The minimum quantity of ETF shares APs can create (or destroy) in this way is a “creation unit.” In this example, we’ve assumed that SPY’s creation units are 50,000 shares. At an SPY price of $192.90, a creation unit would cost almost $10M (column 4 of the table). If the difference between SPY’s price and NAV was 1% or $1.92, an Authorized Participant could make $96,450 less its trading costs for every creation unit it traded. This example illustrates:
* APs require substantial financial capital (creation units are expensive!).
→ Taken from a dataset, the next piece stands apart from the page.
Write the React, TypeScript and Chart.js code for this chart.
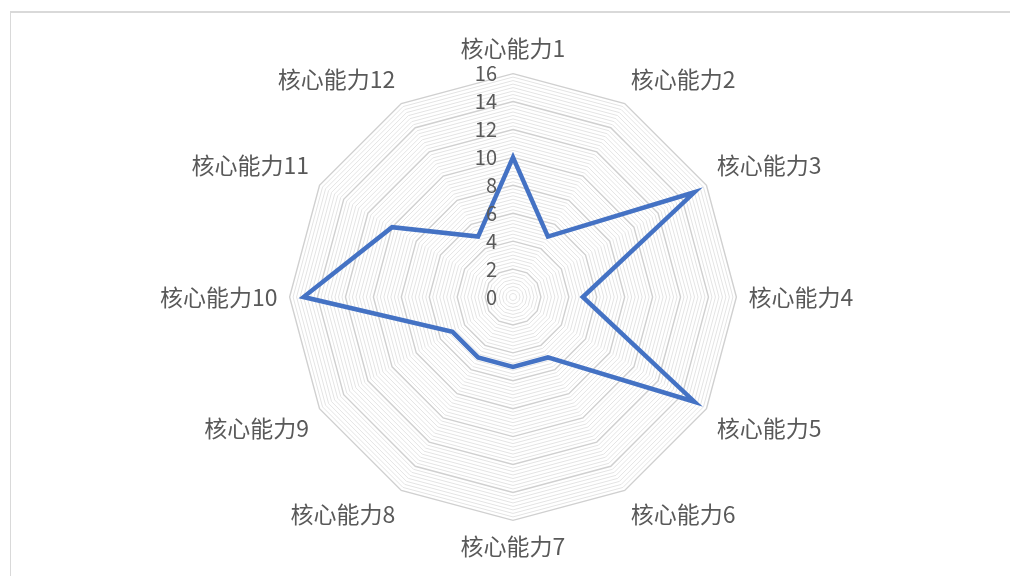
import React, { useEffect, useRef } from "react";
import { Chart, registerables } from "chart.js";

Chart.register(...registerables);

const categories = [
  "核心能力1", "核心能力2", "核心能力3", "核心能力4", "核心能力5", "核心能力6",
  "核心能力7", "核心能力8", "核心能力9", "核心能力10", "核心能力11", "核心能力12",
];
const seriesValues = [10, 5, 15, 5, 15, 5, 5, 5, 5, 15, 10, 5];
const tickLabels = [0, 2, 4, 6, 8, 10, 12, 14, 16];
const axisMax = 16;
const minorStep = 0.25;

const FONT = "'Noto Sans CJK SC', 'Noto Sans', sans-serif";
const TEXT = "#595959";

const tickLabelPlugin = {
  id: "tickLabelPlugin",
  afterDatasetsDraw(chart: any) {
    const scale = chart.scales.r;
    const ctx = chart.ctx;
    ctx.save();
    ctx.font = `20px ${FONT}`;
    ctx.fillStyle = TEXT;
    ctx.textAlign = "right";
    ctx.textBaseline = "middle";
    tickLabels.forEach((v) => {
      const d = scale.getDistanceFromCenterForValue(v);
      ctx.fillText(String(v), scale.xCenter - 16, scale.yCenter - d);
    });
    ctx.restore();
  },
};

export default function App() {
  const ref = useRef<HTMLCanvasElement>(null);
  useEffect(() => {
    if (!ref.current) return;
    const chart = new Chart(ref.current, {
      type: "radar",
      data: {
        labels: categories,
        datasets: [
          {
            data: seriesValues,
            borderColor: "#4472C4",
            borderWidth: 4.5,
            fill: false,
            pointRadius: 0,
            pointHoverRadius: 0,
            borderJoinStyle: "miter",
          },
        ],
      },
      options: {
        animation: false,
        responsive: false,
        maintainAspectRatio: false,
        layout: { padding: { left: 16, right: 0, top: 35, bottom: 15 } },
        plugins: { legend: { display: false }, tooltip: { enabled: false } },
        scales: {
          r: {
            min: 0,
            max: axisMax,
            beginAtZero: true,
            angleLines: { display: false },
            grid: {
              color: (c: any) =>
                Math.abs((c.tick?.value ?? 0) % 2) < 1e-6 ? "#d0d0d0" : "#e4e4e4",
              lineWidth: (c: any) =>
                Math.abs((c.tick?.value ?? 0) % 2) < 1e-6 ? 1.4 : 1,
            },
            ticks: { display: false, stepSize: minorStep },
            pointLabels: {
              color: TEXT,
              font: { family: FONT, size: 23 },
              padding: 12,
            },
          },
        },
      },
      plugins: [tickLabelPlugin],
    });
    return () => chart.destroy();
  }, []);
  return (
    <div style={{ position: "fixed", left: 0, top: 0, width: 1010, height: 576, background: "#fff" }}>
      <div
        style={{
          position: "absolute",
          left: 10,
          top: 11,
          width: 1010,
          height: 600,
          borderTop: "2px solid #d9d9d9",
          borderLeft: "1px solid #d9d9d9",
        }}
      />
      <canvas ref={ref} width={1010} height={576} style={{ position: "absolute", left: 0, top: 0 }} />
    </div>
  );
}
* Large differences between SPY’s price and its NAV mean large profits for APs
* Larger trading costs for the components of SPY or for SPY itself reduce the profits to APs
If APs have large profit opportunities when an ETF’s market price moves far from its NAV, what accounts for the large differences that emerged on August 24th? I believe that an important contributor to the problem was the “circuit breaker” mechanism: ‘trading in a stock pauses across U.S. equity markets for five minutes if the stock experiences a 10 percent price change over the preceding five minutes.’ 1
On the 24th, there were more than 1,200 trading pauses. During those pauses, by definition, an AP would have to wait to sell any affected underlying securities from the ETF. The AP doesn’t know how far those underlying security prices may fall. This makes the profit opportunity much riskier.
So, how can investors avoid the losses that may occur by selling an ETF when its price is well below NAV? There are several ways (all of which Sensible Financial employs):
1. Buy and hold investors (such as Sensible Financial clients) are very unlikely to experience problems of this sort in the first place. We trade relatively infrequently, and instances of large price / NAV deviations are rare.
2. If trading on days with trading halts, wait for the market to calm down. The large deviations of market price from NAV on August 24th lasted less than 6 minutes in the case of BlackRock’s iShares Select Dividend ETF, which trades under the ticker DVY.
3. When trading, employ limit orders. Setting a minimum acceptable sale price avoids sales at suddenly and unusually depressed prices.
Alternatively, one could simply avoid ETFs altogether, and hold only traditional mutual funds. It is not clear, however, that traditional mutual funds will always trade better than ETFs. Traditional mutual funds do always trade at NAV. However, they trade only after the market close. On many trading days, ETFs trade at more favorable prices during the day than the comparable traditional fund’s price at the close.
Unfortunately, there is no perfect investment vehicle. In my view, the benefits of both ETFs and traditional mutual funds far outweigh their flaws.